Campbell v. State

157 P. 49 | Okla. Crim. App. | 1916

This appeal is from a judgment of the County Court of Okfuskee county rendered on the 19th day of April, 1915, upon a verdict convicting Herschel Campbell, the defendant of unlawfully transporting and conveying twenty-two quarts of gin and thirty quarts of whisky from a point on the west boundary of Okfuskee county near Paden to the bridge across Greenleaf creek about two miles southwest of the town of Okemah, and assessing his punishment at imprisonment in the county jail for sixty days and a fine of two hundred and fifty dollars.

The assignments of error question the sufficiency of the evidence to sustain the conviction, and it is contended that the verdict *350 of the jury is based solely upon the uncorroborated testimony of an accomplice.

The evidence for the state was substantially as follows:

Zeb Willis testified that he lived at Shawnee, and on the 15th day of March, 1915, he left there with Herschel Campbell the defendant in an automobile and drove to the Rock Island depot at Dale where they signed up for and received about seventeen gallons of gin and whisky which they placed in the automobile and started for Okemah, passing through the towns of Prague, Paden, Castle and Boley; that about three o'clock the next morning they stopped near the bridge across Greenleaf creek and there took the gin and whisky out of the car and hid it; then started on and ran into a mud hole and left the car there; and walked to Okemah. The automobile, a Ford delivery car belonged to the defendant Campbell.

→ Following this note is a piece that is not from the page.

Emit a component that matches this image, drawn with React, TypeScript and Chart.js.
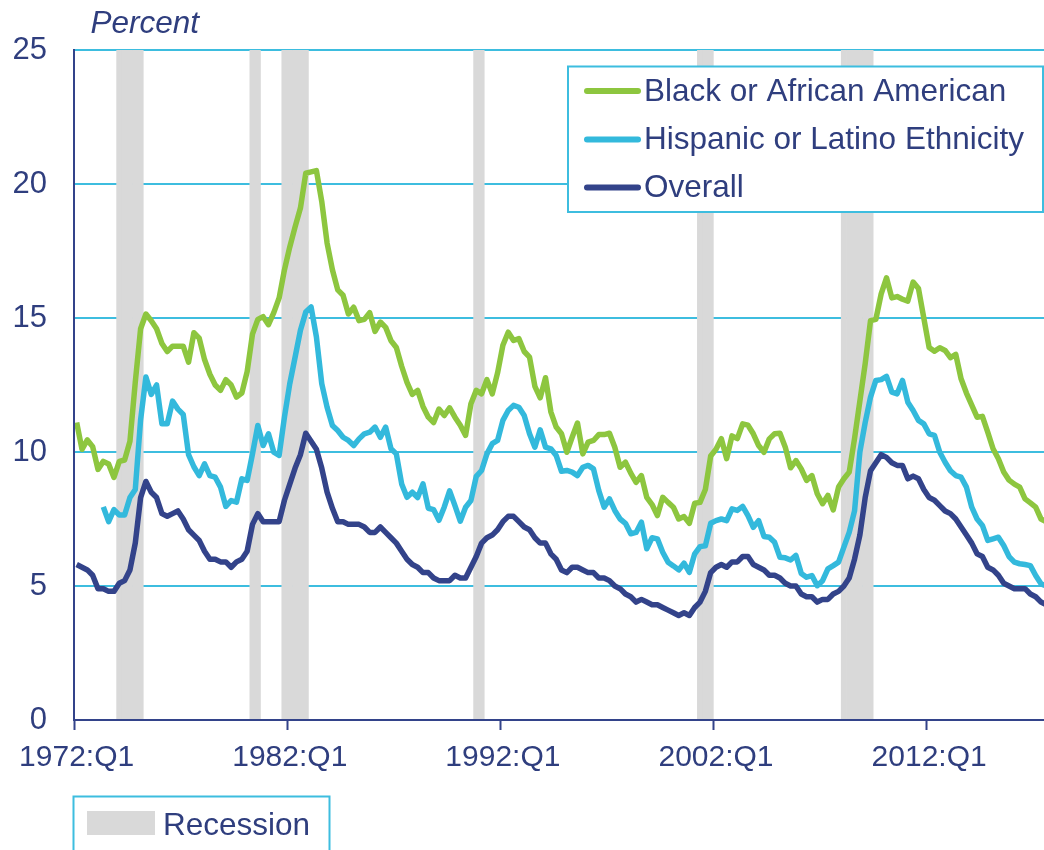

Dee Hart, a negro, testified that he left Okemah Saturday night and went to Jim Gambell's and between three and four o'clock that Sunday morning as he was returning to Okemah he passed a car in which the defendant Campbell and Zeb Willis were riding and then they passed him in the car; that it was a moon light night, almost as bright as day and he could tell the car they were riding in from any other car, because it had an iron box behind the driver's seat; that he noticed there was some sacks in the back end of the car.

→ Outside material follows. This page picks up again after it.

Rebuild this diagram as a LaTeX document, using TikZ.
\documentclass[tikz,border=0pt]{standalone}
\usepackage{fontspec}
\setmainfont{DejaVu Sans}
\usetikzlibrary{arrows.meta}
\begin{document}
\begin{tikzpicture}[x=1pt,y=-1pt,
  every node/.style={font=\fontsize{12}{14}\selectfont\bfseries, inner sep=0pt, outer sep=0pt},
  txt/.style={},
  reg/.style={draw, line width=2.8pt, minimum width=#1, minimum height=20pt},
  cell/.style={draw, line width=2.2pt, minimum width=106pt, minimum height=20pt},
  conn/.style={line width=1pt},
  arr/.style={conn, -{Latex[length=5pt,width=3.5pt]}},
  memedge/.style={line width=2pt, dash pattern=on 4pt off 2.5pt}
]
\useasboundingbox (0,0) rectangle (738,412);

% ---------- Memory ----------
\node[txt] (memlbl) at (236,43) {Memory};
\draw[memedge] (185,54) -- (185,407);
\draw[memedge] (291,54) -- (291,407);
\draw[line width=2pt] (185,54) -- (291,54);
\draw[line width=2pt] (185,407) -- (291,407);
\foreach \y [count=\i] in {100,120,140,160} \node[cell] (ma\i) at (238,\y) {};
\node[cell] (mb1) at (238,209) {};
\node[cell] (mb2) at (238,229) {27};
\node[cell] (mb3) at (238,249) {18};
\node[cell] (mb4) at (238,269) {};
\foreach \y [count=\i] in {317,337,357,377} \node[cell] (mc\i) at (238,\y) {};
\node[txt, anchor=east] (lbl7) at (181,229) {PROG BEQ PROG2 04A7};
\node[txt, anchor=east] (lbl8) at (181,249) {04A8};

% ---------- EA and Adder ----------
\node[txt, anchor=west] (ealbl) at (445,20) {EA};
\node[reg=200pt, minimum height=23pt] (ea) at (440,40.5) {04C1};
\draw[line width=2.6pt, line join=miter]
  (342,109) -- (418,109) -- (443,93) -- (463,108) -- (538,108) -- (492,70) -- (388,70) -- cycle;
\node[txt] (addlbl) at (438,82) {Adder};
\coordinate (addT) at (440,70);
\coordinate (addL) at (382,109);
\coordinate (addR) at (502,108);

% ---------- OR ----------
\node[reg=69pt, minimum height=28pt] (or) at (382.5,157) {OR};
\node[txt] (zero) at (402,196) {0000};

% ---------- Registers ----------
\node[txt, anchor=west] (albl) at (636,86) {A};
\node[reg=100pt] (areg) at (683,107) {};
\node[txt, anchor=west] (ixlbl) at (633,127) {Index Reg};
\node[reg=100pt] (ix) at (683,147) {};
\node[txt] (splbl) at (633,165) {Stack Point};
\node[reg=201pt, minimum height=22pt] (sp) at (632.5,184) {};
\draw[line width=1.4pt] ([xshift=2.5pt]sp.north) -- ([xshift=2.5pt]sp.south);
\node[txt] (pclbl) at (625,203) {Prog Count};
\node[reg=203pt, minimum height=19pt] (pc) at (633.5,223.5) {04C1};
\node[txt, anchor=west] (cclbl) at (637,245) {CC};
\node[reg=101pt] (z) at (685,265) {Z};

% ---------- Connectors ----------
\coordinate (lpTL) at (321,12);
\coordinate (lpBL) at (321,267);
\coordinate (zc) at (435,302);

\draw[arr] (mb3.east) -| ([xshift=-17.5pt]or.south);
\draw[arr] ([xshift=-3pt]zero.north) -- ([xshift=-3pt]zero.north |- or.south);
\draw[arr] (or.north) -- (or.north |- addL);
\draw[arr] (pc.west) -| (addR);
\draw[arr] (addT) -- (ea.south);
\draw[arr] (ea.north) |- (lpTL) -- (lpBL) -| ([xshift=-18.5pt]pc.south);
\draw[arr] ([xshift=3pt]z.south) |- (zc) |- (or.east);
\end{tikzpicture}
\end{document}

Sam Wilson, sheriff of Okfuskee county testified that he arrested Herschel Campbell and Zeb Willis about eight o'clock that Sunday morning and the defendant Campbell told him that his car was stuck in a mud hole near town; and Zeb Willis told him where to find the whisky and gin and he went about two miles west of Okemah and found five or six sacks containing about sixty or sixty-five quarts of whisky and gin. That he found the car in the road between Okemah and the place he found the whisky; that it was a Ford run-about with an iron box behind the driver's seat. *351

As a witness in his own behalf the defendant Campbell testified that he lived on a farm near Shawnee; that Zeb Willis hired and paid him fifteen dollars to take him from Shawnee to Okemah in his car; that they started from Shawnee and went direct to Prague, arriving there about sun down and there he had his car repaired and got some gasoline. From Prague they went on through Boley and Zeb Willis told him to stop at the bridge on Greenleaf creek that he had a fellow haul some whisky over there the night before; that when they arrived there Willis got out and went down the creek and came back with a quart of whisky. That before they reached Okemah the car "bogged;" that they tried to get it out and failed so they left the car there and walked to Okemah.

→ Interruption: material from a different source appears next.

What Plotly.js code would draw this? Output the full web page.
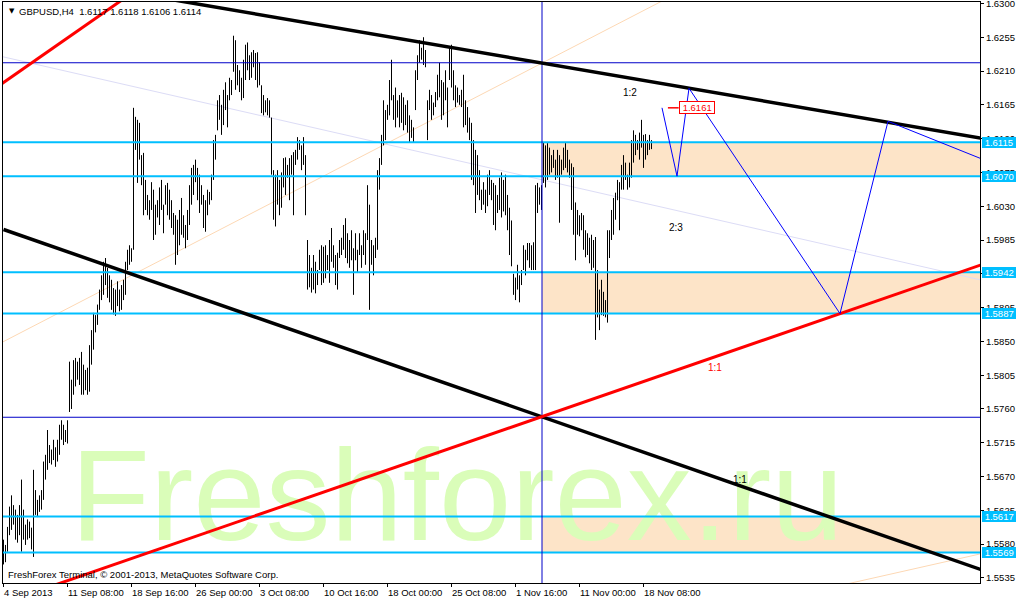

It will be observed that the witness Dee Hart identifies the defendant Campbell and Zeb Willis as the men he met in the road riding in a peculiar car which he describes, and he testifies that some sacks were piled up in the back end of the car. This in connection with the hour that they had calculated to arrive at Okemah tends to connect the defendant Campbell with the offense charged. When a conviction is sought on the testimony of an accomplice there must be corroborative evidence tending to connect the defendant with the commission of the offense charged, (section 5884 Rev. Laws) and when there is such corroborative evidence it is for the jury to determine the effect to which it is entitled. This court will not disturb the verdict of the jury and the judgment of conviction, unless it finds that there is not in the record any testimony other than that of the accomplice which tends to connect the defendant with the commission of the offense. This we cannot say upon the record before us. Upon a careful examination of the record we think there is ample and sufficient evidence to sustain the verdict of the jury. The judgment is therefore affirmed.